Orthogonal time frequency space (OTFS) modulation has demonstrated significant advantages in high-mobility scenarios in future 6G networks. However, existing channel estimation methods often overlook the structured sparsity and clustering characteristics inherent in realistic clustered delay line (CDL) channels, leading to degraded performance in practical systems. To address this issue, we propose a novel nonparametric Bayesian learning (NPBL) framework for OTFS channel estimation. Specifically, a stick-breaking process is introduced to automatically infer the number of multipath components and assign each path to its corresponding cluster.
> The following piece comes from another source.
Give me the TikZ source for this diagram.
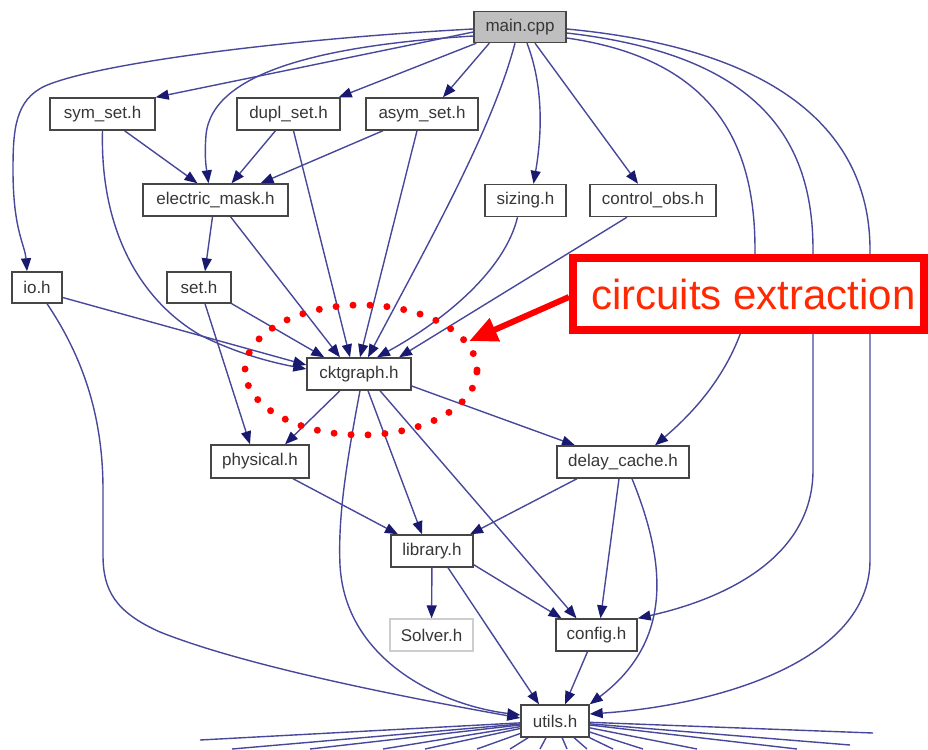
\documentclass[tikz,border=0pt]{standalone}
\usepackage{fontspec}
\setmainfont{Liberation Sans}
\usetikzlibrary{arrows.meta,calc,backgrounds,shapes.geometric}
\definecolor{edgecol}{RGB}{72,72,155}
\definecolor{tipcol}{RGB}{25,25,112}
\definecolor{boxline}{RGB}{70,70,70}
\definecolor{boxtext}{RGB}{55,55,55}
\definecolor{rootfill}{RGB}{191,191,191}
\definecolor{mutedline}{RGB}{205,205,205}
\definecolor{markred}{RGB}{255,0,0}
\definecolor{labelred}{RGB}{255,40,0}
\begin{document}
\begin{tikzpicture}[x=1pt,y=-1pt,
  file/.style={draw=boxline, line width=1.4pt, fill=white, text=boxtext,
    inner sep=0pt, minimum height=32pt, font=\fontsize{17pt}{20pt}\selectfont},
  dep/.style={draw=edgecol, line width=1.4pt,
    -{Triangle[length=13pt,width=10pt,color=tipcol]}},
  fan/.style={draw=edgecol, line width=1.4pt}]

\useasboundingbox (0,0) rectangle (928,749);

% header files
\node[file, fill=rootfill, minimum width=92pt, minimum height=31pt] (main) at (520,27) {main.cpp};
\node[file, minimum width=105pt] (sym)    at (102.5,114) {sym\_set.h};
\node[file, minimum width=103pt] (dupl)   at (288.5,114) {dupl\_set.h};
\node[file, minimum width=112pt] (asym)   at (422,114)   {asym\_set.h};
\node[file, minimum width=145pt] (emask)  at (215.5,200) {electric\_mask.h};
\node[file, minimum width=81pt]  (sizing) at (525.5,200.5) {sizing.h};
\node[file, minimum width=126pt] (ctrl)   at (653,200.5) {control\_obs.h};
\node[file, minimum width=50pt, minimum height=31pt] (io)  at (37,287.5)  {io.h};
\node[file, minimum width=64pt, minimum height=31pt] (set) at (199,287.5) {set.h};
\node[file, minimum width=104pt] (ckt)    at (359,374)   {cktgraph.h};
\node[file, minimum width=98pt, minimum height=33pt] (phys) at (260,461.5) {physical.h};
\node[file, minimum width=132pt] (dcache) at (623,462)   {delay\_cache.h};
\node[file, minimum width=82pt]  (lib)    at (432,551)   {library.h};
\node[file, draw=mutedline, minimum width=83pt] (solver) at (431.5,635) {Solver.h};
\node[file, minimum width=81pt]  (config) at (596.5,635) {config.h};
\node[file, minimum width=68pt]  (utils)  at (555,721)   {utils.h};

% ends of the edges leaving utils.h below the frame
\foreach \i/\x/\y in {1/200/740, 2/232/749, 3/310/749, 4/383/749, 5/425/749,
    6/477/749, 7/510/749, 8/540/749, 9/567/749, 10/587/749, 11/613/749,
    12/643/749, 13/697/749, 14/797/749, 15/850/745, 16/873/733}
  \coordinate (f\i) at (\x,\y);

\begin{pgfonlayer}{background}
% includes of main.cpp
\draw[dep] ($(main.west)+(0,2)$) .. controls (300,38) and (100,62) .. (45,86)
  .. controls (15,100) and (13,130) .. (13,170)
  .. controls (13,230) and (25,245) .. ($(io.north)+(-10,0)$);
\draw[dep] ($(main.west)+(0,5)$) -- (sym.north east);
\draw[dep] ($(main.west)+(0,9)$) .. controls (330,45) and (212,70) .. (206,135)
  .. controls (204,160) and (207,172) .. ($(emask.north)+(-7,0)$);
\draw[dep] ($(main.south west)+(3,0)$) -- ($(dupl.north east)+(-2,0)$);
\draw[dep] ($(main.south west)+(16,0)$) -- ($(asym.north)+(21,0)$);
\draw[dep] ($(main.south)+(-5,0)$) .. controls (492,130) and (430,240) .. ($(ckt.north)+(9,0)$);
\draw[dep] ($(main.south)+(7,0)$) .. controls (545,90) and (541,140) .. ($(sizing.north)+(8,0)$);
\draw[dep] ($(main.south)+(15,0)$) -- ($(ctrl.north)+(-15,0)$);
\draw[dep] ($(main.east)+(0,11)$) .. controls (720,60) and (755,150) .. (755,250)
  .. controls (755,330) and (720,390) .. ($(dcache.north)+(32,0)$);
\draw[dep] ($(main.east)+(0,6)$) .. controls (760,55) and (813,140) .. (813,250)
  -- (813,470) .. controls (813,560) and (720,600) .. (config.north east);
\draw[dep] ($(main.east)+(0,2)$) .. controls (790,50) and (870,140) .. (870,250)
  -- (870,560) .. controls (870,660) and (720,705) .. ($(utils.east)+(0,-7)$);

% second row
\draw[dep] ($(sym.south)+(22,0)$) -- ($(emask.north)+(-18,0)$);
\draw[dep] ($(dupl.south)+(-13,0)$) -- ($(emask.north)+(16,0)$);
\draw[dep] ($(asym.south)+(-39,0)$) -- ($(emask.north)+(45,0)$);
\draw[dep] ($(emask.south)+(-3,0)$) -- ($(set.north)+(6,0)$);

% into cktgraph.h
\draw[dep] (sym.south) .. controls (100,230) and (140,300) .. (200,335)
  .. controls (240,355) and (275,363) .. ($(ckt.west)+(0,-5)$);
\draw[dep] ($(io.east)+(0,10)$) -- ($(ckt.west)+(0,-9)$);
\draw[dep] (set.south east) -- ($(ckt.north west)+(18,0)$);
\draw[dep] ($(emask.south)+(15,0)$) -- ($(ckt.north)+(-19,0)$);
\draw[dep] ($(dupl.south)+(5,0)$) -- ($(ckt.north)+(-9,0)$);
\draw[dep] ($(asym.south)+(-5,0)$) -- ($(ckt.north)+(1,0)$);
\draw[dep] ($(sizing.south)+(-8,0)$) .. controls (505,270) and (445,320) .. ($(ckt.north)+(18,0)$);
\draw[dep] ($(ctrl.south)+(-26,0)$) -- ($(ckt.north)+(40,0)$);

% out of cktgraph.h
\draw[dep] ($(ckt.south)+(-19,0)$) -- ($(phys.north)+(25,0)$);
\draw[dep] ($(set.south)+(6,0)$) -- ($(phys.north)+(-10,0)$);
\draw[dep] ($(ckt.east)+(0,12)$) -- ($(dcache.north)+(-48,0)$);
\draw[dep] ($(ckt.south)+(9,0)$) -- ($(lib.north)+(-10,0)$);
\draw[dep] ($(ckt.south)+(21,0)$) -- ($(config.north)+(-20,0)$);
\draw[dep] ($(ckt.south)+(1,0)$) .. controls (345,470) and (338,520) .. (340,565)
  .. controls (345,660) and (440,705) .. ($(utils.west)+(0,-6)$);
\draw[dep] ($(io.south)+(10,0)$) .. controls (85,360) and (103,420) .. (103,490)
  -- (103,555) .. controls (103,590) and (115,612) .. (160,632)
  .. controls (250,668) and (420,700) .. ($(utils.west)+(0,-3)$);

% lower part
\draw[dep] ($(phys.south)+(33,0)$) -- ($(lib.north)+(-34,0)$);
\draw[dep] ($(dcache.south)+(-46,0)$) -- ($(lib.north)+(38,0)$);
\draw[dep] (lib) -- (solver);
\draw[dep] ($(lib.south east)+(0,-3)$) -- ($(config.north)+(-35,0)$);
\draw[dep] ($(lib.south)+(16,0)$) -- ($(utils.north)+(-16,0)$);
\draw[dep] ($(dcache.south)+(-4,0)$) -- ($(config.north)+(4,0)$);
\draw[dep] ($(dcache.south)+(9,0)$) .. controls (665,560) and (675,640) .. (utils.north east);
\draw[dep] ($(config.south)+(-9,0)$) -- ($(utils.north)+(10,0)$);

% fan below utils.h
\foreach \i in {1,...,16}
  \draw[fan] (utils) -- (f\i);
\end{pgfonlayer}

% highlight of cktgraph.h
\node[ellipse, minimum width=232pt, minimum height=130pt, inner sep=0pt,
  draw=markred, line width=7pt, line cap=round, dash pattern=on 0pt off 17pt]
  (ring) at (361,370) {};

% callout
\node[draw=markred, line width=8pt, fill=white, minimum width=351pt,
  minimum height=72pt, inner sep=0pt, text=labelred,
  font=\fontsize{42pt}{48pt}\selectfont] (callout) at (748.5,294)
  {\hspace*{10pt}circuits extraction};
\draw[markred, line width=6pt, -{Triangle[length=28pt,width=24pt]}]
  ($(callout.west)+(0,3)$) -- (ring.15);
\end{tikzpicture}
\end{document}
The channel coefficients within each cluster are modeled by a Gaussian mixture distribution to capture complex fading statistics. Furthermore, an effective pruning criterion is designed to eliminate spurious multipath components, thereby enhancing estimation accuracy and reducing computational complexity. Simulation results demonstrate that the proposed method achieves superior performance in terms of normalized mean squared error compared to existing methods.

翻译：正交时频空间（OTFS）调制在未来6G网络的高移动性场景中展现出显著优势。然而，现有信道估计方法常忽略实际簇状延迟线（CDL）信道固有的结构化稀疏性与聚类特性，导致实际系统性能下降。为解决该问题，本文提出一种新颖的非参数贝叶斯学习（NPBL）框架用于OTFS信道估计。具体而言，引入棍棒断裂过程以自动推断多径分量数量并将每条路径分配至对应簇。每个簇内的信道系数通过高斯混合分布建模，以捕捉复杂的衰落统计特性。此外，设计了有效的剪枝准则以消除虚假多径分量，从而提升估计精度并降低计算复杂度。仿真结果表明，所提方法在归一化均方误差方面较现有方法具有更优性能。